The treatment of interest and dividends received in a Cash Flow Statement depends on the company's primary activity, as per CBSE/NCERT guidelines for 2025-26:
- For a non-financing company, these are considered investing activities, as they arise from investments made by the company.
- For a financing company, whose main business is lending and investing, interest and dividends received are treated as operating activities, as they are part of its core revenue-generating operations.
5. What is the fundamental distinction between cash flow and free cash flow as observed in DK Goel Accountancy solutions?
In Accountancy, cash flow broadly refers to the movement of cash in and out of a business from its operating, investing, and financing activities. Free cash flow, on the other hand, is the cash generated by a company's operations after accounting for capital expenditures (investments in assets). It represents the cash available to a company after paying for its day-to-day operations and maintaining its asset base.
6. What is the correct methodology for solving practical questions on Cash Flow Statement for Class 12 Accountancy from DK Goel?
When solving practical questions on Cash Flow Statement from DK Goel, start by identifying the nature of each transaction as operating, investing, or financing. Prepare the statement using the indirect method for operating activities, focusing on adjustments for non-cash and non-operating items. Ensure proper working notes for provisions and assets. Always verify that the net change in cash matches the change in cash and cash equivalents as per the balance sheet.
7. What are the key adjustments for non-cash items required when preparing a Cash Flow Statement solution?
When preparing a Cash Flow Statement solution using the indirect method, key adjustments for non-cash items are crucial. These include:
- Depreciation and Amortization: Added back to net profit as they reduce profit but not cash.
- Goodwill/Patents written off: Added back.
- Profit/Loss on sale of fixed assets/investments: Adjusted to remove their non-operating impact from operating profit. A loss is added back, and a profit is deducted.
- Provision for Doubtful Debts: Changes in this provision are typically adjusted.
8. Why is it crucial to prepare a Cash Flow Statement using the indirect method for operating activities in Class 12 Accountancy?

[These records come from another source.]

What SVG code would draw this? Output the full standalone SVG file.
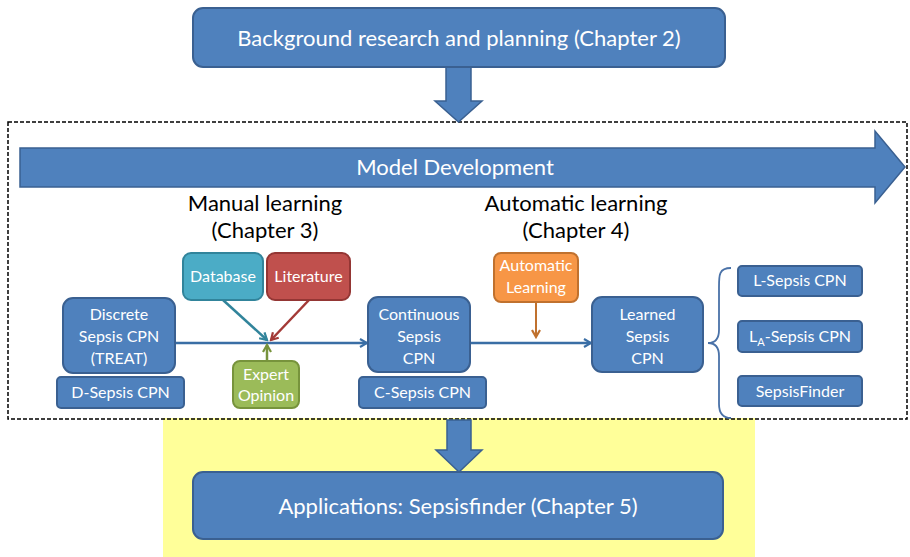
<svg xmlns="http://www.w3.org/2000/svg" width="910" height="557" viewBox="0 0 910 557">
  <defs>
    <style>
      .box { fill: #4F81BD; stroke: #3A6091; stroke-width: 2; }
      .t { font-family: Lato, "Open Sans", "Liberation Sans", sans-serif; fill: #FFFFFF; text-anchor: middle; }
      .big { font-size: 22px; }
      .sm { font-size: 16px; }
      .hd { font-family: Lato, "Open Sans", "Liberation Sans", sans-serif; fill: #000000; text-anchor: middle; font-size: 22px; }
      .link { fill: none; stroke-width: 2.5; }
    </style>
    <marker id="ahBlue" markerWidth="10" markerHeight="10" refX="8" refY="5" orient="auto" markerUnits="userSpaceOnUse">
      <path d="M1,1 L8,5 L1,9" fill="none" stroke="#3A6EA5" stroke-width="2.2"/>
    </marker>
    <marker id="ahTeal" markerWidth="10" markerHeight="10" refX="8" refY="5" orient="auto" markerUnits="userSpaceOnUse">
      <path d="M1,1 L8,5 L1,9" fill="none" stroke="#31849B" stroke-width="2.2"/>
    </marker>
    <marker id="ahRed" markerWidth="10" markerHeight="10" refX="8" refY="5" orient="auto" markerUnits="userSpaceOnUse">
      <path d="M1,1 L8,5 L1,9" fill="none" stroke="#A33A37" stroke-width="2.2"/>
    </marker>
    <marker id="ahGreen" markerWidth="10" markerHeight="10" refX="8" refY="5" orient="auto" markerUnits="userSpaceOnUse">
      <path d="M1,1 L8,5 L1,9" fill="none" stroke="#77933C" stroke-width="2.2"/>
    </marker>
    <marker id="ahOrange" markerWidth="10" markerHeight="10" refX="8" refY="5" orient="auto" markerUnits="userSpaceOnUse">
      <path d="M1,1 L8,5 L1,9" fill="none" stroke="#C0712E" stroke-width="2.2"/>
    </marker>
  </defs>

  <rect x="0" y="0" width="910" height="557" fill="#FFFFFF"/>

  <!-- applications band -->
  <rect x="163" y="418" width="592" height="139" fill="#FFFF99"/>

  <!-- model development frame -->
  <rect x="8" y="122" width="899" height="297" fill="none" stroke="#000000" stroke-width="1.5" stroke-dasharray="4 2"/>

  <!-- block arrows -->
  <g id="flow-arrows" fill="#4F81BD" stroke="#3A6091" stroke-width="1.5">
    <path d="M446,67 L471,67 L471,101 L482,101 L458.5,122 L435,101 L446,101 Z"/>
    <path d="M447,420 L471,420 L471,450 L482,450 L459,472 L436,450 L447,450 Z"/>
    <path d="M20,148 L875,148 L875,131 L905,167 L875,203 L875,187 L20,187 Z"/>
  </g>
  <text class="t big" x="455" y="175">Model Development</text>

  <text class="hd" x="265" y="211">Manual learning</text>
  <text class="hd" x="265" y="238">(Chapter 3)</text>
  <text class="hd" x="576" y="211">Automatic learning</text>
  <text class="hd" x="576" y="238">(Chapter 4)</text>

  <!-- connectors -->
  <g id="connectors" class="link">
    <path d="M175,343 L367,343" stroke="#3A6EA5" marker-end="url(#ahBlue)"/>
    <path d="M470,343 L591,343" stroke="#3A6EA5" marker-end="url(#ahBlue)"/>
    <path d="M223,300 L267,340" stroke="#31849B" marker-end="url(#ahTeal)"/>
    <path d="M309,300 L271,340" stroke="#A33A37" marker-end="url(#ahRed)"/>
    <path d="M267,360 L267,345" stroke="#77933C" marker-end="url(#ahGreen)"/>
    <path d="M536,302 L536,337" stroke="#C0712E" stroke-width="2" marker-end="url(#ahOrange)"/>
    <path d="M731,268 C718,268 719,276 719,290 L719,330 C719,338 716,343 708,343 C716,343 719,348 719,356 L719,404 C719,412 722,418 731,418" stroke="#4A72A8" stroke-width="1.8"/>
  </g>

  <g id="background">
    <rect class="box" x="193" y="8" width="532" height="59" rx="10"/>
    <text class="t big" x="459" y="46">Background research and planning (Chapter 2)</text>
  </g>

  <g id="applications">
    <rect class="box" x="193" y="472" width="530" height="67" rx="10"/>
    <text class="t big" x="458" y="514">Applications: Sepsisfinder (Chapter 5)</text>
  </g>

  <g id="database">
    <rect x="183" y="253" width="80" height="47" rx="8" fill="#4BACC6" stroke="#31849B" stroke-width="2"/>
    <text class="t sm" x="223" y="282">Database</text>
  </g>

  <g id="literature">
    <rect x="267" y="253" width="83" height="47" rx="8" fill="#C0504D" stroke="#943634" stroke-width="2"/>
    <text class="t sm" x="308.5" y="282">Literature</text>
  </g>

  <g id="discrete">
    <rect class="box" x="63" y="298" width="112" height="75" rx="10"/>
    <text class="t sm" x="119" y="320">Discrete</text>
    <text class="t sm" x="119" y="342">Sepsis CPN</text>
    <text class="t sm" x="119" y="364">(TREAT)</text>
  </g>

  <g id="d-sepsis">
    <rect class="box" x="57" y="377" width="127" height="31" rx="4"/>
    <text class="t sm" x="120.5" y="398">D-Sepsis CPN</text>
  </g>

  <g id="expert">
    <rect x="233" y="361" width="66" height="47" rx="7" fill="#9BBB59" stroke="#77933C" stroke-width="2"/>
    <text class="t sm" x="266" y="380">Expert</text>
    <text class="t sm" x="266" y="401">Opinion</text>
  </g>

  <g id="continuous">
    <rect class="box" x="368" y="297" width="102" height="75" rx="10"/>
    <text class="t sm" x="419" y="320">Continuous</text>
    <text class="t sm" x="419" y="342">Sepsis</text>
    <text class="t sm" x="419" y="364">CPN</text>
  </g>

  <g id="c-sepsis">
    <rect class="box" x="359" y="377" width="127" height="31" rx="4"/>
    <text class="t sm" x="422.5" y="398">C-Sepsis CPN</text>
  </g>

  <g id="automatic">
    <rect x="494" y="253" width="84" height="49" rx="7" fill="#F79646" stroke="#C0712E" stroke-width="2"/>
    <text class="t sm" x="536" y="271">Automatic</text>
    <text class="t sm" x="536" y="293">Learning</text>
  </g>

  <g id="learned">
    <rect class="box" x="592" y="297" width="111" height="75" rx="10"/>
    <text class="t sm" x="647.5" y="320">Learned</text>
    <text class="t sm" x="647.5" y="342">Sepsis</text>
    <text class="t sm" x="647.5" y="364">CPN</text>
  </g>

  <g id="l-sepsis">
    <rect class="box" x="738" y="266" width="124" height="30" rx="4"/>
    <text class="t sm" x="800" y="286">L-Sepsis CPN</text>
  </g>

  <g id="la-sepsis">
    <rect class="box" x="738" y="321" width="124" height="31" rx="4"/>
    <text class="t sm" x="800" y="342">L<tspan font-size="11" dy="4">A</tspan><tspan dy="-4">-Sepsis CPN</tspan></text>
  </g>

  <g id="sepsisfinder">
    <rect class="box" x="738" y="376" width="124" height="30" rx="4"/>
    <text class="t sm" x="800" y="397">SepsisFinder</text>
  </g>
</svg>
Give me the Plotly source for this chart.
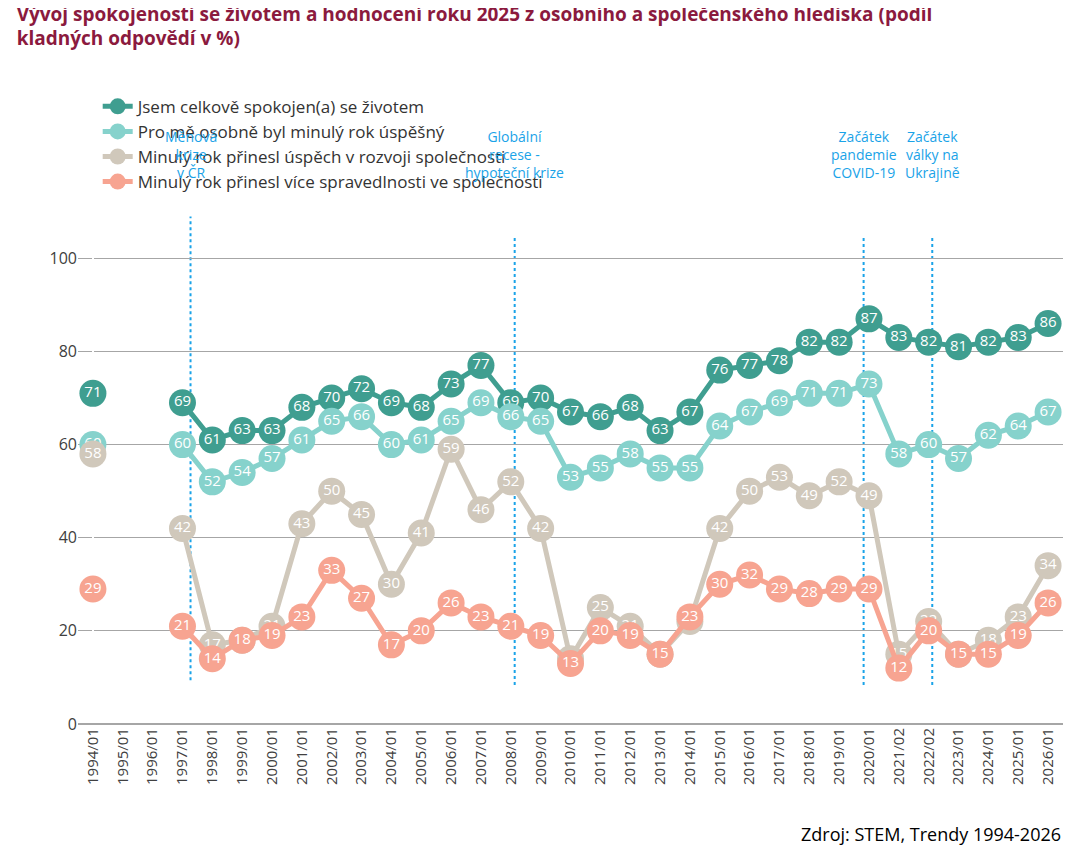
import plotly.graph_objects as go

periods = [f"{y}/01" for y in range(1994, 2021)] + ["2021/02", "2022/02", "2023/01", "2024/01", "2025/01", "2026/01"]

spokojen = [71, None, None, 69, 61, 63, 63, 68, 70, 72, 69, 68, 73, 77, 69, 70, 67, 66, 68, 63, 67, 76, 77, 78, 82, 82, 87, 83, 82, 81, 82, 83, 86]
uspesny = [60, None, None, 60, 52, 54, 57, 61, 65, 66, 60, 61, 65, 69, 66, 65, 53, 55, 58, 55, 55, 64, 67, 69, 71, 71, 73, 58, 60, 57, 62, 64, 67]
rozvoj = [58, None, None, 42, 17, 18, 21, 43, 50, 45, 30, 41, 59, 46, 52, 42, 14, 25, 21, 15, 22, 42, 50, 53, 49, 52, 49, 15, 22, 15, 18, 23, 34]
spravedlnost = [29, None, None, 21, 14, 18, 19, 23, 33, 27, 17, 20, 26, 23, 21, 19, 13, 20, 19, 15, 23, 30, 32, 29, 28, 29, 29, 12, 20, 15, 15, 19, 26]

names = ["Jsem celkově spokojen(a) se životem", "Pro mě osobně byl minulý rok úspěšný",
         "Minulý rok přinesl úspěch v rozvoji společnosti", "Minulý rok přinesl více spravedlnosti ve společnosti"]
colors = ["#3F9E90", "#86D2CC", "#D0C8BB", "#F7A491"]

events = ["Měnová<br>krize<br>v ČR", "Globální<br>recese -<br>hypoteční krize", "Začátek<br>pandemie<br>COVID-19", "Začátek<br>války na<br>Ukrajině"]
event_pos = [3.27, 14.13, 25.82, 28.12]
event_top = [109, 104.5, 104.5, 104.5]
event_bottom = [9.4, 8.4, 8.4, 8.4]

x = list(range(len(periods)))
fig = go.Figure()
for vals, name, col in zip([spokojen, uspesny, rozvoj, spravedlnost], names, colors):
    fig.add_trace(go.Scatter(
        x=x, y=vals, name=name, mode="lines+markers+text",
        line=dict(color=col, width=5), marker=dict(color=col, size=27),
        text=[str(v) if v is not None else "" for v in vals], textposition="middle center",
        textfont=dict(color="white", size=15, family="Open Sans"),
        connectgaps=False, cliponaxis=False))

for t, p, top, bot in zip(events, event_pos, event_top, event_bottom):
    fig.add_shape(type="line", x0=p, x1=p, y0=bot, y1=top,
                  line=dict(color="#1AA3E8", width=2, dash="dot"), layer="below")
    fig.add_annotation(x=p, y=1, yref="paper", yanchor="bottom", yshift=28, text=t, showarrow=False,
                       font=dict(color="#1AA3E8", size=14), align="center")

fig.update_layout(
    width=1081, height=850, plot_bgcolor="white", paper_bgcolor="white",
    font=dict(family="Open Sans", size=15, color="#404040"),
    title=dict(text="<b>Vývoj spokojenosti se životem a hodnocení roku 2025 z osobního a společenského hlediska (podíl<br>kladných odpovědí v %)</b>",
               x=0.008, xanchor="left", y=0.985, yanchor="top", font=dict(size=19, color="#8B1A3E")),
    legend=dict(orientation="h", x=0.02, y=0.905, yref="container", yanchor="top", xanchor="left",
                entrywidth=505, font=dict(size=17, color="#333333"), traceorder="normal"),
    margin=dict(l=70, r=26, t=180, b=134),
    showlegend=True,
)
fig.update_xaxes(tickvals=x, ticktext=periods, tickangle=-90, range=[-0.5, len(periods) - 0.5],
                 showgrid=False, tickfont=dict(size=15, color="#404040"))
fig.update_yaxes(range=[0, 110], tickvals=[0, 20, 40, 60, 80, 100], showgrid=True, gridcolor="#A6A6A6",
                 zeroline=True, zerolinecolor="#A6A6A6", tickfont=dict(size=16, color="#404040"))
fig.add_annotation(x=1, xref="paper", y=-0.215, yref="paper", xanchor="right", yanchor="middle",
                   text="Zdroj: STEM, Trendy 1994-2026", showarrow=False, font=dict(size=18, color="#000000"))
fig.write_html("out.html")
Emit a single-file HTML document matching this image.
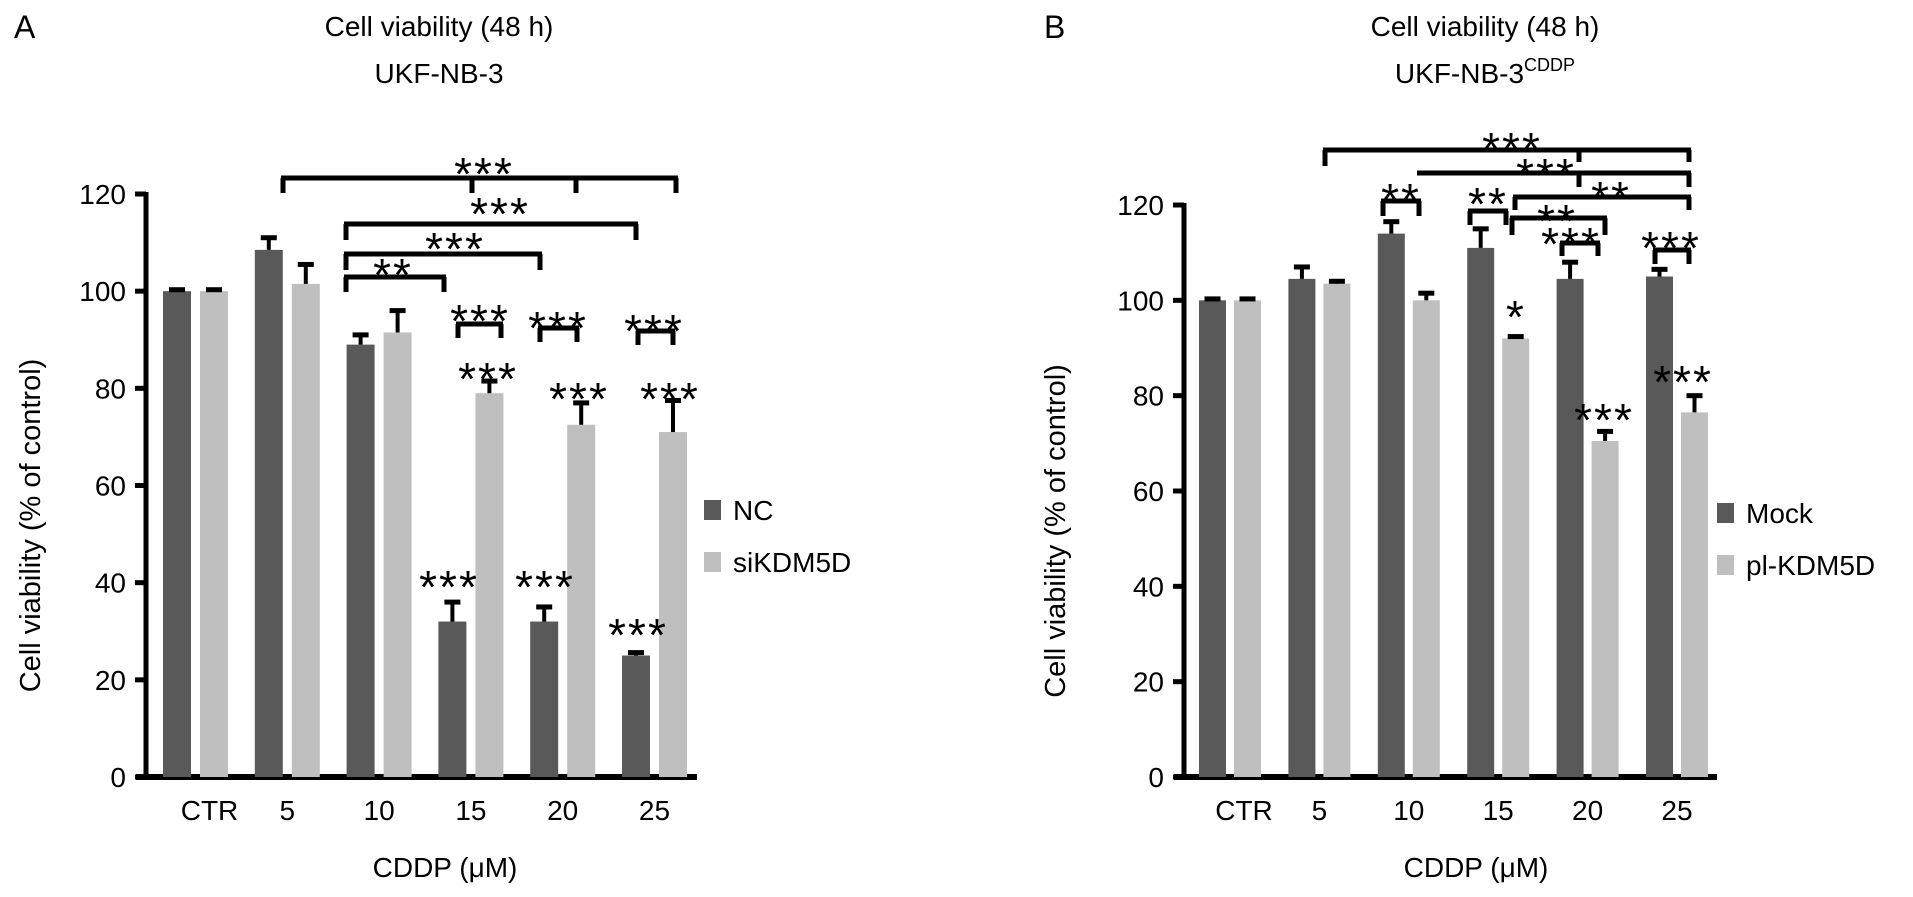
<!DOCTYPE html>
<html><head><meta charset="utf-8"><style>
html,body{margin:0;padding:0;background:#fff;}
svg{display:block;font-family:"Liberation Sans",Arial,sans-serif;}
</style></head><body>
<svg id="chart" width="1913" height="897" viewBox="0 0 1913 897" xmlns="http://www.w3.org/2000/svg">
<text x="14" y="38" font-size="32">A</text>
<text x="1044" y="38" font-size="32">B</text>
<text x="439" y="36" font-size="28" text-anchor="middle">Cell viability (48 h)</text>
<text x="439" y="83" font-size="28" text-anchor="middle">UKF-NB-3</text>
<text x="1485" y="36" font-size="28" text-anchor="middle">Cell viability (48 h)</text>
<text x="1485" y="83" font-size="28" text-anchor="middle">UKF-NB-3<tspan font-size="18" dy="-12">CDDP</tspan></text>
<g id="pa"></g><g id="pb"></g>
</svg>
<script>
const categories = ["CTR","5","10","15","20","25"];
const yTicks = [0,20,40,60,80,100,120];
const aSeries1 = [100,108.5,89,32,32,25];
const aErr1 = [0.3,2.5,2,4,3,0.6];
const aSeries2 = [100,101.5,91.5,79,72.5,71];
const aErr2 = [0.3,4,4.5,2.5,4.5,6.5];
const bSeries1 = [100,104.5,114,111,104.5,105];
const bErr1 = [0.3,2.5,2.5,4,3.5,1.5];
const bSeries2 = [100,103.5,100,92,70.5,76.5];
const bErr2 = [0.3,0.5,1.5,0.4,2,3.5];
const aLegend = ["NC","siKDM5D"];
const bLegend = ["Mock","pl-KDM5D"];
const NS="http://www.w3.org/2000/svg";
function mk(parent,tag,attrs,text){const e=document.createElementNS(NS,tag);for(const k in attrs)e.setAttribute(k,attrs[k]);if(text!==undefined)e.textContent=text;parent.appendChild(e);return e;}

function panel(gid,P,s1,e1,s2,e2,leg,brackets,stars){
  const g=document.getElementById(gid);
  const y=v=>P.y0-(v/120)*(P.y0-P.y120);
  const bx=i=>P.x0+i*P.step;
  let ax=mk(g,'line',{x1:P.ax,y1:P.y120-2,x2:P.ax,y2:P.y0+3,stroke:'#000','stroke-width':5});
  
  
  let xx=mk(g,'line',{x1:P.ax-10,y1:P.y0,x2:P.xend,y2:P.y0,stroke:'#000','stroke-width':6});
  
  
  yTicks.forEach(t=>{
    let tk=mk(g,'line',{x1:P.ax-11,y1:y(t),x2:P.ax,y2:y(t),stroke:'#000','stroke-width':5});
    
    
    let tl=mk(g,'text',{x:P.ax-20,y:y(t)+10,'font-size':28,'text-anchor':'end'},String(t));
    
    
  });
  categories.forEach((c,i)=>{
    const cx=bx(i)+(P.off+P.w)/2+(i===0?14:0);
    let t=mk(g,'text',{x:cx,y:P.y0+43,'font-size':28,'text-anchor':'middle'},c);
    
    
  });
  [[s1,e1,'#595959',0],[s2,e2,'#bfbfbf',P.off]].forEach(([s,e,col,o],si)=>{
    s.forEach((v,i)=>{
      const x=bx(i)+o;
      let r=mk(g,'rect',{x:x,y:y(v),width:P.w,height:P.y0-y(v),fill:col});
      
      
      const top=y(v+e[i]);
      let el=mk(g,'line',{x1:x+P.w/2,y1:y(v),x2:x+P.w/2,y2:top,stroke:'#000','stroke-width':4});
      
      
      let cap=mk(g,'rect',{x:x+P.w/2-8,y:top-2.5,width:16,height:5,fill:'#000'});
      
      
    });
  });
  leg.forEach((l,i)=>{
    const ly=P.legY+i*52;
    let sw=mk(g,'rect',{x:P.legX,y:ly,width:17,height:20,fill:i?'#bfbfbf':'#595959'});
    
    
    let lt=mk(g,'text',{x:P.legX+29,y:ly+20,'font-size':28},l);
    
    
  });
  let yl=mk(g,'text',{x:0,y:0,'font-size':29,'text-anchor':'middle',transform:`translate(${P.ylx},${(P.y0+P.y120)/2+40}) rotate(-90)`},'Cell viability (% of control)');
  
  
  let xl=mk(g,'text',{x:P.xlx,y:877,'font-size':28,'text-anchor':'middle'},'CDDP (\u03bcM)');
  
  
  brackets.forEach(b=>{
    const [x1,x2,by,drops]=b;
    let h=mk(g,'line',{x1:x1-2,y1:by,x2:x2+2,y2:by,stroke:'#000','stroke-width':5});
    
    
    drops.forEach(d=>{
      let v=mk(g,'line',{x1:d[0],y1:by,x2:d[0],y2:d[1],stroke:'#000','stroke-width':5});
      
      
    });
  });
  stars.forEach(s=>{
    let t=mk(g,'text',{x:s[0],y:s[1]+25,'font-size':46,'text-anchor':'middle','letter-spacing':'2'},s[2]);
    
    
  });
}

panel('pa',{ax:146,xend:697,y0:777,y120:194,x0:163,step:91.8,w:28,off:37,legX:704,legY:500,ylx:40,xlx:445},
  aSeries1,aErr1,aSeries2,aErr2,aLegend,
  [[283,676,178,[[283,193],[472,193],[576,193],[676,193]]],
   [346,636,224,[[346,240],[636,240]]],
   [346,540,254,[[346,270],[540,270]]],
   [346,444,277,[[346,292],[444,292]]],
   [458,501,324,[[458,338],[501,338]]],
   [540,577,328,[[540,342],[577,342]]],
   [638,673,331,[[638,345],[673,345]]]],
  [[484,165,'***'],[500,205,'***'],[455,240,'***'],[393,266,'**'],
   [480,312,'***'],[558,319,'***'],[654,322,'***'],
   [488,370,'***'],[579,390,'***'],[670,390,'***'],
   [449,578,'***'],[545,578,'***'],[638,626,'***']]);

panel('pb',{ax:1184,xend:1717,y0:777,y120:205,x0:1199,step:89.4,w:27,off:35,legX:1717,legY:503,ylx:1065,xlx:1476},
  bSeries1,bErr1,bSeries2,bErr2,bLegend,
  [[1325,1689,150,[[1325,166],[1579,162],[1689,162]]],
   [1419,1689,173,[[1579,187],[1689,187]]],
   [1383,1419,201,[[1383,216],[1419,216]]],
   [1515,1689,197,[[1515,210],[1689,210]]],
   [1470,1506,211,[[1470,225],[1506,225]]],
   [1512,1605,218,[[1512,235],[1605,235]]],
   [1562,1598,243,[[1562,256],[1598,256]]],
   [1655,1689,250,[[1655,264],[1689,264]]]],
  [[1512,140,'***'],[1546,166,'***'],[1401,191,'**'],[1488,195,'**'],[1611,189,'**'],
   [1557,212,'**'],[1571,235,'***'],[1671,239,'***'],
   [1516,308,'*'],[1604,411,'***'],[1683,373,'***']]);
</script>
</body></html>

It is crucial to use the indirect method for preparing cash flow from operating activities in Class 12 Accountancy because it reconciles net profit with net cash flow by adjusting for non-cash items and changes in working capital. This method helps students understand how accrual-based profit translates into actual cash generation and aligns with AS-3 (Revised) as prescribed by CBSE for 2025-26, linking the Cash Flow Statement with the Income Statement and Balance Sheet.
9. What are the **common errors** students make when classifying activities into operating, investing, and financing in Cash Flow Statement problems?
Common errors when classifying activities in a Cash Flow Statement include:
- Interest and Dividends: Incorrectly categorizing these as operating, investing, or financing activities, especially when dealing with financing versus non-financing companies.
- Sale/Purchase of assets: Confusing the gain or loss on sale (which is a non-operating adjustment) with the actual cash proceeds or payments (which are investing activities).
- Issuance/Redemption of shares/debentures: Misclassifying the interest paid or received on these instruments.
- Changes in Working Capital: Incorrectly adding or subtracting increases or decreases in current assets and liabilities.
A clear understanding of the core nature of each activity is essential to avoid these mistakes.
10. How does solving DK Goel Class 12 Chapter 6 solutions help in understanding the application of accounting standards (AS-3)?
Solving DK Goel Class 12 Chapter 6 solutions on Cash Flow Statement directly helps students understand the application of Accounting Standard 3 (AS-3) (Revised), which is part of the CBSE syllabus for 2025-26. These solutions demonstrate the prescribed format, the correct classification of various transactions into operating, investing, and financing activities, and the specific treatment of items like tax paid, extraordinary items, and non-cash adjustments, all in accordance with AS-3. Practicing these problems reinforces the practical implementation of the standard.
11. What is the significance of the opening and closing balances of cash and cash equivalents in a Cash Flow Statement solution?
The opening and closing balances of cash and cash equivalents are vital checkpoints in a Cash Flow Statement solution. The net cash flow from operating, investing, and financing activities, when added to the opening balance of cash and cash equivalents, *must* equal the closing balance of cash and cash equivalents. This acts as a self-balancing mechanism, ensuring the accuracy of the entire statement. It highlights the net change in a company's cash position over the accounting period, a crucial metric for financial analysis.
12. Why are certain items like depreciation added back to net profit in the operating activities section of a Cash Flow Statement?
Items like depreciation are added back to net profit in the operating activities section (indirect method) because they are non-cash expenses. While depreciation reduces the company's profit as shown in the income statement, it does not involve an actual outflow of cash. To convert the accrual-based net profit into a cash-based operating figure, such non-cash expenses must be added back, reflecting that no cash was spent on them during the period. This adjustment ensures that the operating cash flow accurately reflects the cash generated from core business operations.